Inverse Functions and Reflection

Finding an inverse function

The inverse $f^{-1}(x)$ "undoes" $f(x)$. The process: replace $f(x)$ with $y$, swap $x$ and $y$, solve for $y$.

Step-by-step: Find the inverse of $f(x) = 3x - 2$

Step 1: $y = 3x - 2$.

Step 2 — Swap: $x = 3y - 2$.

Step 3 — Solve for $y$: $x + 2 = 3y$ → $y = (x + 2)/3$.

Result: $f^{-1}(x) = \frac{x + 2}{3}$.

Check: $f(f^{-1}(x)) = 3 \cdot \frac{x+2}{3} - 2 = x + 2 - 2 = x$ ✓

Graphical property

$f$ and $f^{-1}$ are reflections across the line $y = x$. Every point $(a, b)$ on $f$ corresponds to $(b, a)$ on $f^{-1}$.
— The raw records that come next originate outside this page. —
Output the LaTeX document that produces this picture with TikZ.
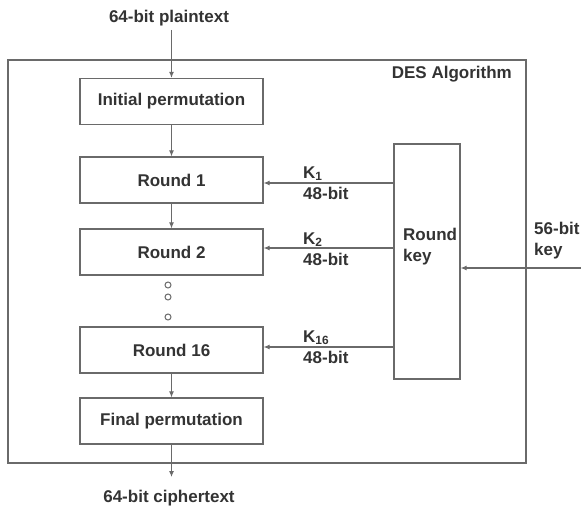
\documentclass[tikz,border=0pt]{standalone}
\usepackage{fontspec}
\setmainfont{Liberation Sans}
\usetikzlibrary{arrows.meta}
\definecolor{lnc}{HTML}{6A6A6A}
\definecolor{txc}{HTML}{333333}
\tikzset{
  txt/.style={font=\fontsize{17}{21}\selectfont\bfseries, text=txc, inner sep=1pt},
  stagebox/.style={draw=lnc, line width=1.2pt, minimum width=183pt, minimum height=46pt, font=\fontsize{17}{21}\selectfont\bfseries, text=txc},
  arr/.style={draw=lnc, line width=1.1pt, -{Latex[length=6pt,width=5pt]}},
  dotc/.style={draw=lnc, line width=1pt}
}
\begin{document}
\begin{tikzpicture}[x=1pt,y=-1pt]
\useasboundingbox (0,0) rectangle (581,508);
\fill[white] (0,0) rectangle (581,508);
% outer box
\draw[draw=lnc, line width=1.2pt] (8,60) rectangle (526,463);
\node[txt, anchor=east] (des) at (513,74) {DES Algorithm};
% stages
\node[stagebox] (ip) at (171.5,101.5) {Initial permutation};
\node[stagebox] (r1) at (171.5,180) {Round 1};
\node[stagebox] (r2) at (171.5,252) {Round 2};
\node[stagebox] (r16) at (171.5,350) {Round 16};
\node[stagebox] (fp) at (171.5,421) {Final permutation};
% in/out
\node[txt] (pt) at (169,18) {64-bit plaintext};
\node[txt] (ct) at (169,498) {64-bit ciphertext};
\coordinate (ptend) at (0,30);
\coordinate (ctend) at (0,477);
\draw[arr] (ip.north |- ptend) -- (ip.north);
\draw[arr] (ip) -- (r1);
\draw[arr] (r1) -- (r2);
\draw[arr] (r16) -- (fp);
\draw[arr] (fp.south) -- (fp.south |- ctend);
% dots
\node[dotc, circle, minimum size=6pt, inner sep=0pt] (d1) at (168,285) {};
\node[dotc, circle, minimum size=6pt, inner sep=0pt] (d2) at (168,297) {};
\node[dotc, circle, minimum size=6pt, inner sep=0pt] (d3) at (168,317) {};
% round key
\node[draw=lnc, line width=1.2pt, minimum width=66pt, minimum height=235pt] (rk) at (427,261.5) {};
\node[txt, anchor=north west, align=left] (rkt) at (402,227) {Round\\key};
% key input
\coordinate (kin) at (581,268);
\node[txt, anchor=north west, align=left] (kk) at (533,221) {56-bit\\key};
\draw[arr] (kin) -- (rk.east |- kin);
% subkeys
\coordinate (a1) at (0,183);
\coordinate (a2) at (0,248);
\coordinate (a16) at (0,347);
\draw[arr] (rk.west |- a1) -- (r1.east |- a1);
\draw[arr] (rk.west |- a2) -- (r2.east |- a2);
\draw[arr] (rk.west |- a16) -- (r16.east |- a16);
\node[txt, anchor=west, align=left] (k1) at (302,183) {K\textsubscript{1}\\48-bit};
\node[txt, anchor=west, align=left] (k2) at (302,249) {K\textsubscript{2}\\48-bit};
\node[txt, anchor=west, align=left] (k16) at (302,347) {K\textsubscript{16}\\48-bit};
\end{tikzpicture}
\end{document}
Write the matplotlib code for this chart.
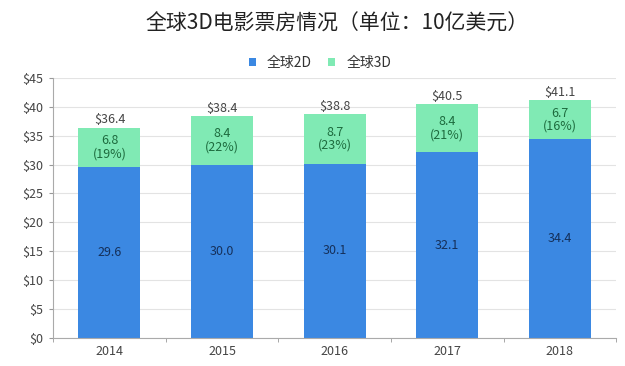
import matplotlib
matplotlib.use('Agg')
import matplotlib.pyplot as plt
import numpy as np

plt.rcParams['font.family'] = ['Noto Sans CJK SC', 'DejaVu Sans']

years = ['2014', '2015', '2016', '2017', '2018']
vals_2d = [29.6, 30.0, 30.1, 32.1, 34.4]
vals_3d = [6.8, 8.4, 8.7, 8.4, 6.7]
shares = ['19%', '22%', '23%', '21%', '16%']
totals = [36.4, 38.4, 38.8, 40.5, 41.1]

c2d = '#3b88e2'
c3d = '#80eab4'

fig = plt.figure(figsize=(6.25, 3.66), dpi=100)
ax = fig.add_axes([0.085, 0.077, 0.901, 0.71])

x = np.arange(len(years))
ax.bar(x, vals_2d, width=0.55, color=c2d, label='全球2D', zorder=2)
ax.bar(x, vals_3d, width=0.55, bottom=vals_2d, color=c3d, label='全球3D', zorder=2)

for i in range(len(years)):
    ax.text(x[i], vals_2d[i] / 2, '%.1f' % vals_2d[i], ha='center', va='center',
            fontsize=9, color='#15305a')
    ax.text(x[i], vals_2d[i] + vals_3d[i] / 2, '%.1f\n(%s)' % (vals_3d[i], shares[i]),
            ha='center', va='center', fontsize=9, color='#1d6b3e', linespacing=1.0)
    ax.text(x[i], totals[i] + 0.2, '$%.1f' % totals[i], ha='center', va='bottom',
            fontsize=9, color='#444444')

ax.set_xlim(-0.5, len(years) - 0.5)
ax.set_ylim(0, 45)
ax.set_yticks(np.arange(0, 46, 5))
ax.set_yticklabels(['$%d' % v for v in range(0, 46, 5)])
ax.set_xticks(x)
ax.set_xticklabels(years)
ax.set_xticks(np.arange(-0.5, len(years), 1), minor=True)
ax.tick_params(axis='x', which='major', length=0, labelsize=9, colors='#444444', pad=5)
ax.tick_params(axis='x', which='minor', length=3, color='#999999')
ax.tick_params(axis='y', length=3, labelsize=9, colors='#444444', pad=4)
ax.tick_params(axis='y', color='#999999')

ax.grid(axis='y', color='#e3e3e3', linewidth=0.8, zorder=0)
for s in ['top', 'right']:
    ax.spines[s].set_visible(False)
ax.spines['left'].set_color('#aaaaaa')
ax.spines['bottom'].set_color('#aaaaaa')

fig.text(0.539, 0.934, '全球3D电影票房情况（单位：10亿美元）', ha='center', va='center',
         fontsize=15, color='#222222')
leg = fig.legend(loc='center', bbox_to_anchor=(0.512, 0.828), ncol=2, frameon=False,
                 fontsize=10, handlelength=0.5, handleheight=0.5, columnspacing=1.2,
                 handletextpad=0.8)
for t in leg.get_texts():
    t.set_color('#333333')

fig.savefig('out.png', dpi=100)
When does an inverse exist?

A function has an inverse only if it's one-to-one (passes the horizontal line test — each $y$-value corresponds to exactly one $x$-value).

Try it in the visualization

Both $f$ and $f^{-1}$ are graphed with the $y = x$ mirror line. Matching point pairs $(a,b) \leftrightarrow (b,a)$ are connected by dashed lines. For $y = 3x - 2$: $x= 3y - 2$, so $y = (x+2)/3$. The inverse $f^{-1}(x) = (x+2)/3$ is the reflection of $f(x) = 3x - 2$ across $y = x$.